What are the advantages of using cryptocurrencies?
It’s a cost-effective mode of transaction
Cryptocurrencies have mostly been used to send money across borders with ease. Because it eliminates the need for a third-party provider such as PayPal or VISA to verify a transaction, there’s no need for users to pay the hefty fees that are usually attached to fund transfers.
It encourages individual ownership
Unlike in a traditional banking system where the stewardship of your funds is delegated to a third party, cryptocurrencies allow you to fully manage your own assets. The private and public encryption keys that are attributed to your cryptocurrency network address are solely overseen by you as the user. This allows you to exercise full control over all your crypto assets and circumvent the limiting terms and conditions of a financial institution.

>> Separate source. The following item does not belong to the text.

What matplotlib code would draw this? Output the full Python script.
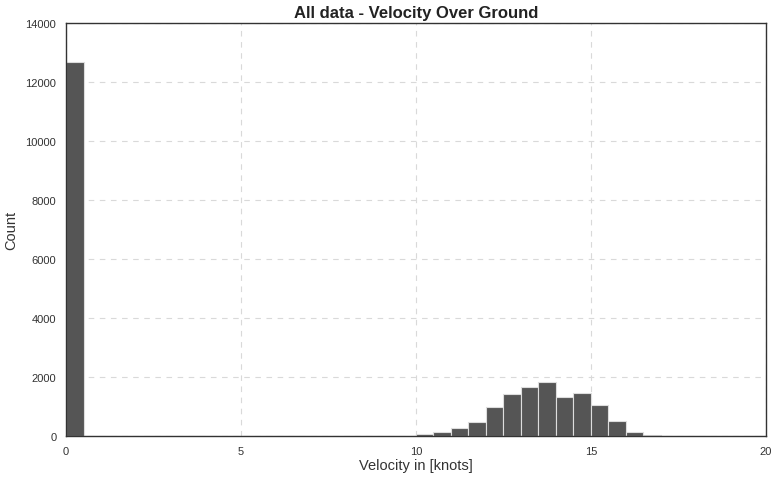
import numpy as np
import matplotlib
matplotlib.use("Agg")
import matplotlib.pyplot as plt

plt.rcParams['font.family'] = ['Liberation Sans', 'DejaVu Sans']

# histogram bins (knots), width 0.5 from 0 to 20
bin_edges = np.arange(0, 20.5, 0.5)
counts = [12680, 15, 12, 10, 8, 5, 4, 3, 3, 2,
          2, 2, 2, 2, 2, 2, 2, 3, 5, 10,
          70, 120, 260, 485, 970, 1425, 1650, 1840, 1310, 1445,
          1050, 500, 145, 20, 3, 0, 0, 0, 0, 0]

fig = plt.figure(figsize=(7.72, 4.81), dpi=100)
ax = fig.add_axes([0.0855, 0.0915, 0.9065, 0.8585])

ax.bar(bin_edges[:-1], counts, width=0.5, align='edge',
       color='#555555', edgecolor='#dddddd', linewidth=0.8, zorder=2)

ax.set_xlim(0, 20)
ax.set_ylim(0, 14000)
ax.set_xticks([0, 5, 10, 15, 20])
ax.set_yticks(range(0, 14001, 2000))
ax.tick_params(length=0, labelsize=8, colors='#333333', pad=7)
ax.grid(True, linestyle=(0, (5, 5)), color='#d9d9d9', linewidth=0.8, zorder=0)
for s in ax.spines.values():
    s.set_color('#333333')
    s.set_linewidth(1.0)

ax.set_title("All data - Velocity Over Ground", fontsize=12, fontweight='bold',
             color='#222222', pad=4)
ax.set_xlabel("Velocity in [knots]", fontsize=10.5, color='#333333', labelpad=2)
ax.set_ylabel("Count", fontsize=10.5, color='#333333', labelpad=5)

fig.savefig("out.png", dpi=100)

It’s highly secure and private
As we’ve mentioned, the data stored on the blockchain cannot be altered, modified, or deleted. Using different cryptography algorithms, the blockchain makes it almost impossible for hackers and cybercriminals to access the data stored on it. In addition, the immutable nature of cryptocurrencies thwarts fraud attempts as it doesn’t allow for the reversal of any transaction.
What are the drawbacks of using cryptocurrencies?

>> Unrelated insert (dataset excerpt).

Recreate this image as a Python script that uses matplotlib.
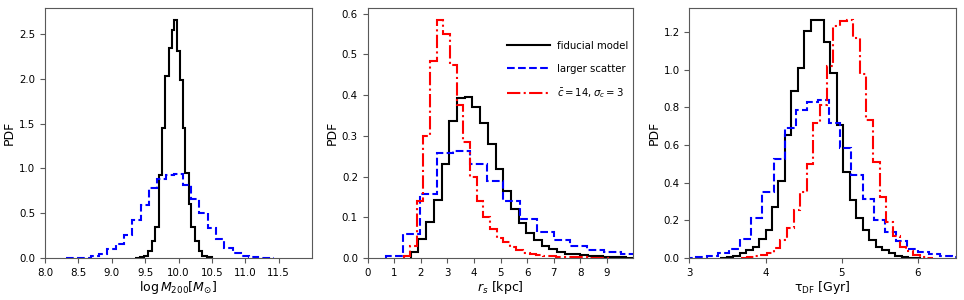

Its market can be extremely volatile
The lack of an inherent value, as well as the ties to tangible and intangible assets makes cryptocurrencies highly volatile. In addition, NDTV notes that the newness and niche usage of the technology are also factors that contribute to the volatility of the crypto market. This makes holding and investing in crypto a high-risk activity.
It consumes a lot of energy
Most cryptocurrencies are finite in supply, which means that there’s a cap to the number of coins circulating in the market. However, not every coin is entered into circulation. In order to uncover these coins, individuals need to ‘mine’ by solving highly complex puzzles using advanced computers. This process requires significant computational power and electricity input, so much so that it uses more electricity than entire countries, according to The Guardian.
It fosters a high rate of illegal transactions
Because cryptocurrencies are decentralized and free from government intervention, it has been used as the mode of payment for many illegal deals. In addition, the laws and regulations surrounding crypto are not yet set in stone. The privacy and security of cryptocurrencies have made it difficult to trace down and keep tabs on the activity of illegal criminals.
The Bottomline
Cryptocurrencies have truly taken the world by storm. Most are enamored by its potential use across all industries, with it offering advantages that a lot of consumers look for in a currency today. Moreover, a lot of the interest surrounding cryptocurrency is due to its profitable, but highly volatile, market.
However, one should understand that there are a lot of risks attributed to this revolutionary tech. Hopefully, the mass adoption and acceptance of cryptocurrencies can one day mitigate its risks and lead to a more stable and secure market.